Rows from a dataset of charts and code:
====
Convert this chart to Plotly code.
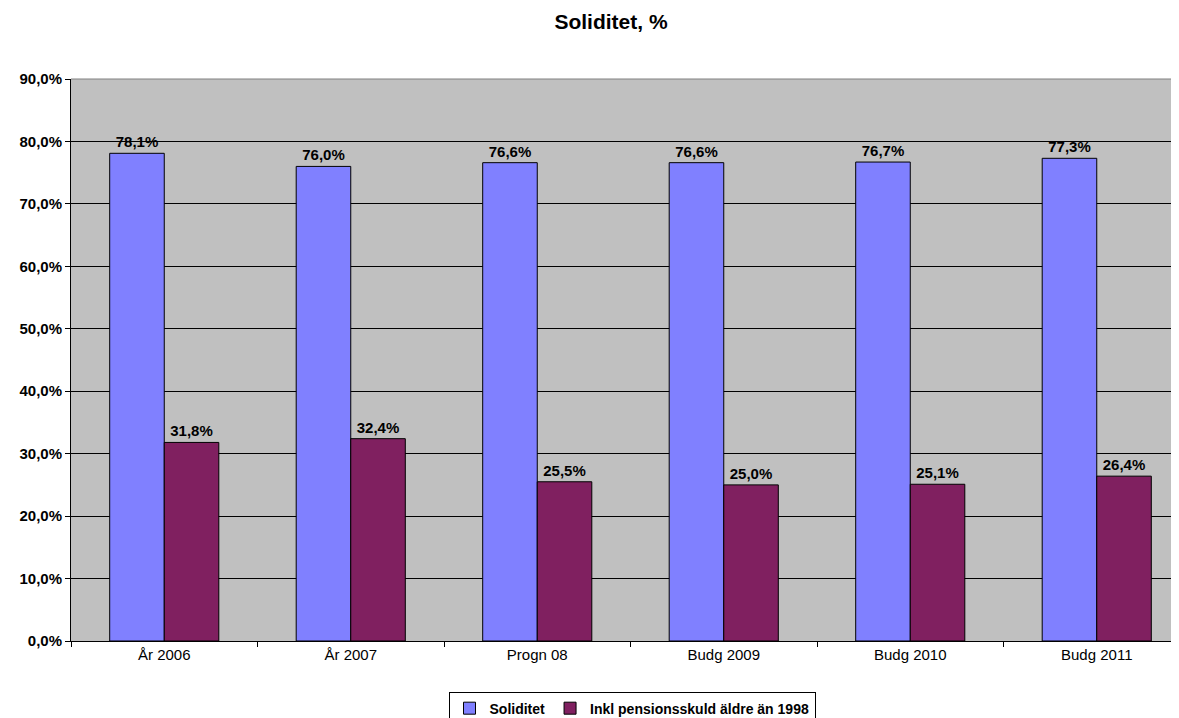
import plotly.graph_objects as go

categories = ["År 2006", "År 2007", "Progn 08", "Budg 2009", "Budg 2010", "Budg 2011"]
soliditet = [78.1, 76.0, 76.6, 76.6, 76.7, 77.3]
inkl_pension = [31.8, 32.4, 25.5, 25.0, 25.1, 26.4]
y_ticks = [0, 10, 20, 30, 40, 50, 60, 70, 80, 90]
y_tick_labels = [f"{v:.1f}%".replace(".", ",") for v in y_ticks]

FONT = "Liberation Sans, Arial, sans-serif"
W, H = 1182, 710  # page body adds an 8px offset
PW = W - 63

def labels(vals):
    return [f"{v:.1f}%".replace(".", ",") for v in vals]

fig = go.Figure()
fig.add_trace(go.Bar(
    x=categories, y=soliditet, name="<b>Soliditet</b>",
    marker=dict(color="#8080FF", line=dict(color="black", width=1)),
    text=labels(soliditet), texttemplate="<b>%{text}</b>", textposition="outside",
    constraintext="none",
    textfont=dict(family=FONT, size=15, color="black"),
    cliponaxis=False,
))
fig.add_trace(go.Bar(
    x=categories, y=inkl_pension, name="<b>Inkl pensionsskuld äldre än 1998</b>",
    marker=dict(color="#802060", line=dict(color="black", width=1)),
    text=labels(inkl_pension), texttemplate="<b>%{text}</b>", textposition="outside",
    constraintext="none",
    textfont=dict(family=FONT, size=15, color="black"),
    cliponaxis=False,
))

fig.add_shape(type="line", xref="paper", yref="paper", x0=0, x1=1, y0=1, y1=1,
              line=dict(color="#808080", width=1))

fig.update_layout(
    width=W, height=H,
    autosize=False,
    margin=dict(l=63, r=0, t=71, b=77, autoexpand=False),
    paper_bgcolor="white", plot_bgcolor="#C0C0C0",
    barmode="group", bargap=0.415, bargroupgap=0,
    font=dict(family=FONT, color="black"),
    title=dict(text="<b>Soliditet, %</b>", x=(603 - 63) / PW, xref="paper", xanchor="center",
               y=1 - 14 / H, yref="container", yanchor="middle",
               font=dict(family=FONT, size=21, color="black")),
    showlegend=True,
    legend=dict(orientation="h", x=(624 - 63) / PW, xanchor="center",
                y=-0.09, yanchor="top",
                bordercolor="black", borderwidth=1, bgcolor="white",
                font=dict(family=FONT, size=14, color="black"),
                tracegroupgap=0, itemwidth=30),
    xaxis=dict(showline=True, linecolor="black", linewidth=1,
               ticks="outside", ticklen=5, tickcolor="black", tickson="boundaries",
               tickfont=dict(family=FONT, size=15, color="black"),
               tickangle=0, showgrid=False),
    yaxis=dict(range=[0, 90], tickvals=y_ticks, ticktext=[f"<b>{t}</b>" for t in y_tick_labels],
               showline=True, linecolor="black", linewidth=1,
               ticks="outside", ticklen=5, tickcolor="black",
               showgrid=True, gridcolor="black", gridwidth=1,
               tickfont=dict(family=FONT, size=15, color="black"),
               zeroline=False),
)

fig.write_html("out.html")
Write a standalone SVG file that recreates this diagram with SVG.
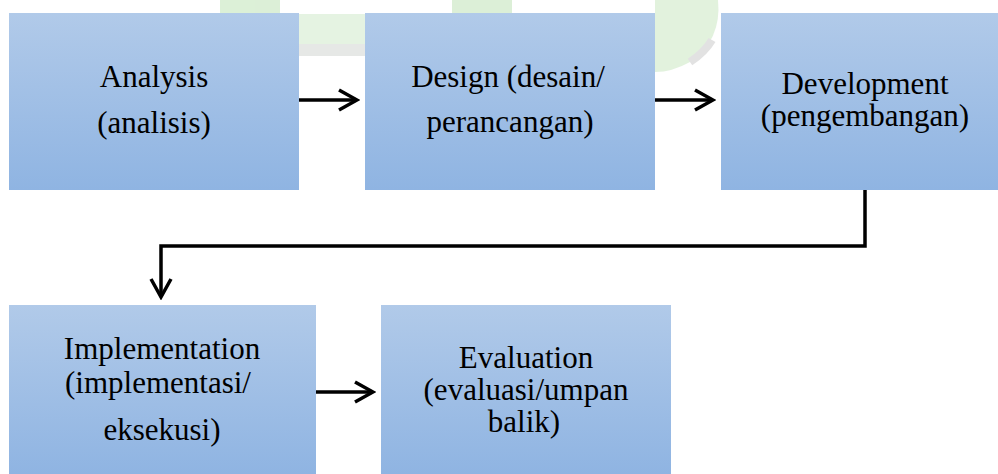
<svg xmlns="http://www.w3.org/2000/svg" width="998" height="474" viewBox="0 0 998 474">
<defs>
<linearGradient id="boxGrad" x1="0" y1="0" x2="0" y2="1">
<stop offset="0" stop-color="#b1cae9"/>
<stop offset="1" stop-color="#8fb4e2"/>
</linearGradient>
<marker id="chev" viewBox="0 0 24 24" markerWidth="24" markerHeight="24" refX="21" refY="12" orient="auto" markerUnits="userSpaceOnUse">
<path d="M3,2 L21,12 L3,22" fill="none" stroke="#000" stroke-width="3.5" stroke-linejoin="miter"/>
</marker>
</defs>
<style>
.box{fill:url(#boxGrad);}
.lbl{font-family:"Liberation Serif","Times New Roman",serif;font-size:31px;fill:#000;text-anchor:middle;}
.conn{fill:none;stroke:#000;stroke-width:3.5;}
</style>
<rect width="998" height="474" fill="#fff"/>
<g id="watermark" opacity="0.6">
<rect x="220" y="0" width="60" height="14" fill="#c5e6bd"/>
<rect x="299" y="14" width="66" height="34" fill="#d4ecd0"/>
<rect x="299" y="44" width="66" height="12" fill="#d6d9d6"/>
<rect x="452" y="0" width="60" height="14" fill="#c5e6bd"/>
<path d="M655,0 L718,0 Q722,40 690,62 Q672,72 655,72 Z" fill="#cfeac8"/>
<path d="M690,62 Q705,52 712,40" fill="none" stroke="#d0d0d0" stroke-width="8"/>
</g>
<g id="connectors">
<line class="conn" x1="299" y1="100" x2="357" y2="100" marker-end="url(#chev)"/>
<line class="conn" x1="655" y1="100" x2="713" y2="100" marker-end="url(#chev)"/>
<path class="conn" d="M865,189 L865,246 L161,246 L161,297" marker-end="url(#chev)"/>
<line class="conn" x1="316" y1="392" x2="373" y2="392" marker-end="url(#chev)"/>
</g>
<g id="analysis">
<rect class="box" x="9" y="13" width="290" height="177"/>
<text class="lbl" x="154" y="87">Analysis</text>
<text class="lbl" x="154" y="133">(analisis)</text>
</g>
<g id="design">
<rect class="box" x="365" y="13" width="290" height="177"/>
<text class="lbl" x="508" y="87">Design (desain/</text>
<text class="lbl" x="510" y="132">perancangan)</text>
</g>
<g id="development">
<rect class="box" x="721" y="13" width="277" height="177"/>
<text class="lbl" x="865" y="94">Development</text>
<text class="lbl" x="865" y="126">(pengembangan)</text>
</g>
<g id="implementation">
<rect class="box" x="9" y="305" width="307" height="169"/>
<text class="lbl" x="162" y="359">Implementation</text>
<text class="lbl" x="158" y="393">(implementasi/</text>
<text class="lbl" x="162" y="440">eksekusi)</text>
</g>
<g id="evaluation">
<rect class="box" x="381" y="305" width="290" height="169"/>
<text class="lbl" x="526" y="368">Evaluation</text>
<text class="lbl" x="526" y="400">(evaluasi/umpan</text>
<text class="lbl" x="524" y="432">balik)</text>
</g>
</svg>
====
> **What you have to do**:
Retype every record above exactly as written, but leave out the pictures.

> **The answer**:
Convert this chart to Plotly code.
import plotly.graph_objects as go

categories = ["År 2006", "År 2007", "Progn 08", "Budg 2009", "Budg 2010", "Budg 2011"]
soliditet = [78.1, 76.0, 76.6, 76.6, 76.7, 77.3]
inkl_pension = [31.8, 32.4, 25.5, 25.0, 25.1, 26.4]
y_ticks = [0, 10, 20, 30, 40, 50, 60, 70, 80, 90]
y_tick_labels = [f"{v:.1f}%".replace(".", ",") for v in y_ticks]

FONT = "Liberation Sans, Arial, sans-serif"
W, H = 1182, 710  # page body adds an 8px offset
PW = W - 63

def labels(vals):
    return [f"{v:.1f}%".replace(".", ",") for v in vals]

fig = go.Figure()
fig.add_trace(go.Bar(
    x=categories, y=soliditet, name="<b>Soliditet</b>",
    marker=dict(color="#8080FF", line=dict(color="black", width=1)),
    text=labels(soliditet), texttemplate="<b>%{text}</b>", textposition="outside",
    constraintext="none",
    textfont=dict(family=FONT, size=15, color="black"),
    cliponaxis=False,
))
fig.add_trace(go.Bar(
    x=categories, y=inkl_pension, name="<b>Inkl pensionsskuld äldre än 1998</b>",
    marker=dict(color="#802060", line=dict(color="black", width=1)),
    text=labels(inkl_pension), texttemplate="<b>%{text}</b>", textposition="outside",
    constraintext="none",
    textfont=dict(family=FONT, size=15, color="black"),
    cliponaxis=False,
))

fig.add_shape(type="line", xref="paper", yref="paper", x0=0, x1=1, y0=1, y1=1,
              line=dict(color="#808080", width=1))

fig.update_layout(
    width=W, height=H,
    autosize=False,
    margin=dict(l=63, r=0, t=71, b=77, autoexpand=False),
    paper_bgcolor="white", plot_bgcolor="#C0C0C0",
    barmode="group", bargap=0.415, bargroupgap=0,
    font=dict(family=FONT, color="black"),
    title=dict(text="<b>Soliditet, %</b>", x=(603 - 63) / PW, xref="paper", xanchor="center",
               y=1 - 14 / H, yref="container", yanchor="middle",
               font=dict(family=FONT, size=21, color="black")),
    showlegend=True,
    legend=dict(orientation="h", x=(624 - 63) / PW, xanchor="center",
                y=-0.09, yanchor="top",
                bordercolor="black", borderwidth=1, bgcolor="white",
                font=dict(family=FONT, size=14, color="black"),
                tracegroupgap=0, itemwidth=30),
    xaxis=dict(showline=True, linecolor="black", linewidth=1,
               ticks="outside", ticklen=5, tickcolor="black", tickson="boundaries",
               tickfont=dict(family=FONT, size=15, color="black"),
               tickangle=0, showgrid=False),
    yaxis=dict(range=[0, 90], tickvals=y_ticks, ticktext=[f"<b>{t}</b>" for t in y_tick_labels],
               showline=True, linecolor="black", linewidth=1,
               ticks="outside", ticklen=5, tickcolor="black",
               showgrid=True, gridcolor="black", gridwidth=1,
               tickfont=dict(family=FONT, size=15, color="black"),
               zeroline=False),
)

fig.write_html("out.html")
Write a standalone SVG file that recreates this diagram with SVG.
<svg xmlns="http://www.w3.org/2000/svg" width="998" height="474" viewBox="0 0 998 474">
<defs>
<linearGradient id="boxGrad" x1="0" y1="0" x2="0" y2="1">
<stop offset="0" stop-color="#b1cae9"/>
<stop offset="1" stop-color="#8fb4e2"/>
</linearGradient>
<marker id="chev" viewBox="0 0 24 24" markerWidth="24" markerHeight="24" refX="21" refY="12" orient="auto" markerUnits="userSpaceOnUse">
<path d="M3,2 L21,12 L3,22" fill="none" stroke="#000" stroke-width="3.5" stroke-linejoin="miter"/>
</marker>
</defs>
<style>
.box{fill:url(#boxGrad);}
.lbl{font-family:"Liberation Serif","Times New Roman",serif;font-size:31px;fill:#000;text-anchor:middle;}
.conn{fill:none;stroke:#000;stroke-width:3.5;}
</style>
<rect width="998" height="474" fill="#fff"/>
<g id="watermark" opacity="0.6">
<rect x="220" y="0" width="60" height="14" fill="#c5e6bd"/>
<rect x="299" y="14" width="66" height="34" fill="#d4ecd0"/>
<rect x="299" y="44" width="66" height="12" fill="#d6d9d6"/>
<rect x="452" y="0" width="60" height="14" fill="#c5e6bd"/>
<path d="M655,0 L718,0 Q722,40 690,62 Q672,72 655,72 Z" fill="#cfeac8"/>
<path d="M690,62 Q705,52 712,40" fill="none" stroke="#d0d0d0" stroke-width="8"/>
</g>
<g id="connectors">
<line class="conn" x1="299" y1="100" x2="357" y2="100" marker-end="url(#chev)"/>
<line class="conn" x1="655" y1="100" x2="713" y2="100" marker-end="url(#chev)"/>
<path class="conn" d="M865,189 L865,246 L161,246 L161,297" marker-end="url(#chev)"/>
<line class="conn" x1="316" y1="392" x2="373" y2="392" marker-end="url(#chev)"/>
</g>
<g id="analysis">
<rect class="box" x="9" y="13" width="290" height="177"/>
<text class="lbl" x="154" y="87">Analysis</text>
<text class="lbl" x="154" y="133">(analisis)</text>
</g>
<g id="design">
<rect class="box" x="365" y="13" width="290" height="177"/>
<text class="lbl" x="508" y="87">Design (desain/</text>
<text class="lbl" x="510" y="132">perancangan)</text>
</g>
<g id="development">
<rect class="box" x="721" y="13" width="277" height="177"/>
<text class="lbl" x="865" y="94">Development</text>
<text class="lbl" x="865" y="126">(pengembangan)</text>
</g>
<g id="implementation">
<rect class="box" x="9" y="305" width="307" height="169"/>
<text class="lbl" x="162" y="359">Implementation</text>
<text class="lbl" x="158" y="393">(implementasi/</text>
<text class="lbl" x="162" y="440">eksekusi)</text>
</g>
<g id="evaluation">
<rect class="box" x="381" y="305" width="290" height="169"/>
<text class="lbl" x="526" y="368">Evaluation</text>
<text class="lbl" x="526" y="400">(evaluasi/umpan</text>
<text class="lbl" x="524" y="432">balik)</text>
</g>
</svg>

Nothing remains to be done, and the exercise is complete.